Agonia e êxtase

por Redação
Trip #164

Série de fotos inspira uma reflexão sobre até que ponto é saudável levar o corpo ao limite

 

As fotografias desta matéria, que deram ao fotógrafo dinamarquês Erik Refner o prêmio de melhor reportagem esportiva do World Press Photos, congelam o exato momento em que corredores rompem a fita de chegada da Maratona de Copenhague. Se fosse possível abstrair os uniformes modernos e focar apenas nas expressões dos atletas, os retratos poderiam muito bem ilustrar antigas pinturas de calvário religioso.

Mas há uma diferença fundamental. Enquanto o sofrimento dos santos era, na maioria das vezes, imposto (exceção feita aos casos de autoflagelação), no caso dos atletas trata-se de um desejo voluntário de testar e ultrapassar os limites do corpo, mesmo que isso coloque em risco a saúde. "Existe um traço de masoquismo no esporte. Muitos atletas tentam arrancar da dor profunda o sentimento de prazer", diz Jacob Pinheiro Goldberg, doutor em psicologia e autor do livro Psicologia em curta-metragem.

Na busca pela superação, agonia e êxtase muitas vezes se confundem, tornam-se uma motivação para ir além. "Já atendi atletas que relataram ter sentido orgasmos após uma vitória que exigiu driblar uma dor profunda", prossegue Goldberg.

Para o fisiologista Turíbio Leite, o sinal mais evidente da ruptura entre o limite do saudável e do não-saudável é a dor. "Quanto maior a ambição, maior a necessidade de evoluir em detrimento da saúde. Maior o prejuízo." Visto como símbolo de força física, o atleta profissional pode se tornar, segundo o fisiologista, alguém com alto grau de insalubridade. "É importante notar que o elemento competição anula o fator saúde. Se houver uma recompensa financeira e um competidor qualquer, ele se distancia ainda mais de uma prática saudável."

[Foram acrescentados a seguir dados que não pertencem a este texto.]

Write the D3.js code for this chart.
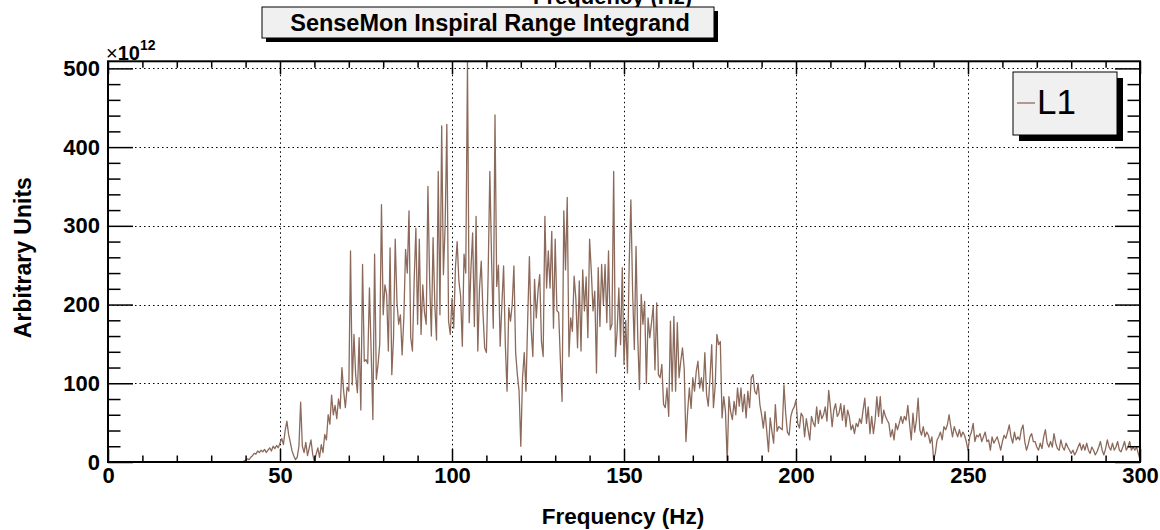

Em situações-limite, o problema torna-se ainda mais crítico, já que o atleta, além de superar seus competidores, começa a colocar à prova o próprio corpo. "Se o atleta assume um compromisso de escalar uma montanha, ele automaticamente afirma que pode ser capaz de agredir até mesmo a própria natureza", afirma Turíbio. Mas a questão não está restrita apenas a quem se dispõe a correr os 42 km da maratona. Mesmo o mais sedentário dos mortais pode levar seu corpo aos extremos. Má alimentação, falta de sono, stress, esforço repetitivo são alguns dos fatores que podem levar à falência física. Atleta ou não, é simples reconhecer os sintomas de que a vaca está indo para o brejo: desequilíbrio hormonal, mudanças de humor, agressividade, fraturas de stress e alterações na quantidade de glóbulos brancos.

Todos esses problemas são vistos como males da modernidade, mas a idéia da superação não é especialmente nova. "Ultrapassar os limites impostos pela cultura e natureza sempre foi humano, como provam Adão com o fruto proibido e Colombo ao cruzar os mares para descobrir a América", conclui Goldberg.